La nostalgia, esa compañera ineludible, llega de maneras muy específicas. No sabría darte un ejemplo concreto de un momento, pero se cuela en la noche, cuando estás medio dormido, o te asalta al despertar en un domingo solitario. Es en esos momentos de vulnerabilidad donde las fibras más profundas se tocan. Es entrar en unas sensaciones tan fuertes e incontrolables que uno se siente completamente expuesto, desnudo, desarmado.

La nostalgia es distinta para el que se fue y para el que se queda. El que se fue vive del recuerdo. Su realidad es otra: otra ciudad, otra cultura, otro ritmo, otro día a día. Para él o ella, la nostalgia es un anhelo por un pasado y un lugar que ya no existe en su presente físico, pero que sigue vivo en su mente. Para el que se queda, la nostalgia es diferente porque tiene el recuerdo, sí, pero es su realidad la que hace un contraste brutal con esa imagen del pasado. Es ver la misma calle y sentir el abismo entre lo que fue y lo que es, un duelo constante por lo que se perdió sin haberse movido.

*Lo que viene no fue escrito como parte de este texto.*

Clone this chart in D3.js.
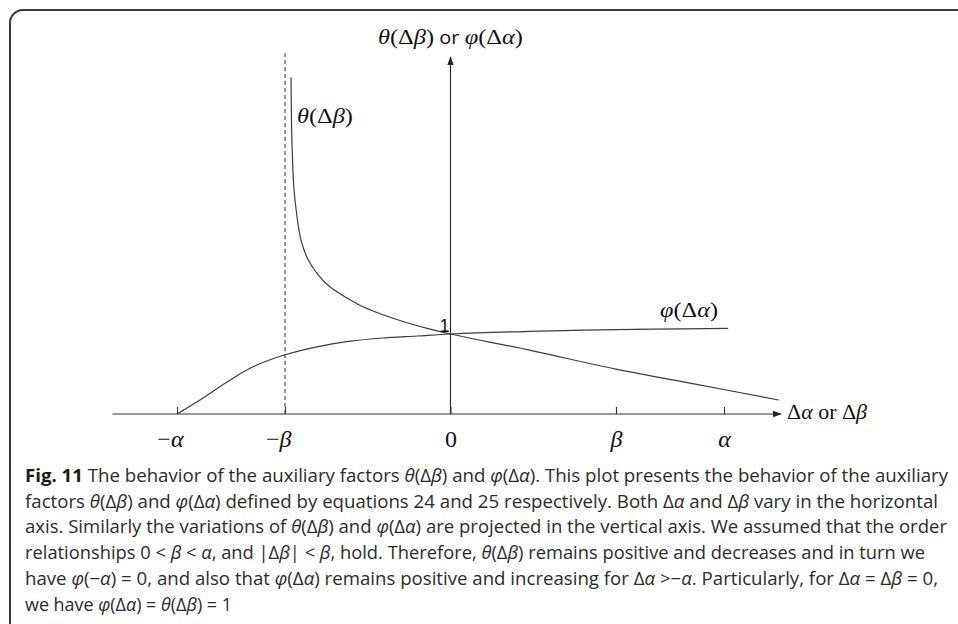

Mi reflexión final es que, aunque podamos tener un lindo recuerdo, no podemos caer en la nostalgia, porque ese recuerdo es pasado. La realidad es otra, es un presente totalmente diferente y hay que hacerle frente. No se puede seguir adelante, crear y crecer si no estás dispuesto a soltar esa mochila de nostálgicos recuerdos, porque es un peso que te detiene.

Porque, incluso el que se quedó también emigró. Es un país distinto para el que se fue y para el que se queda.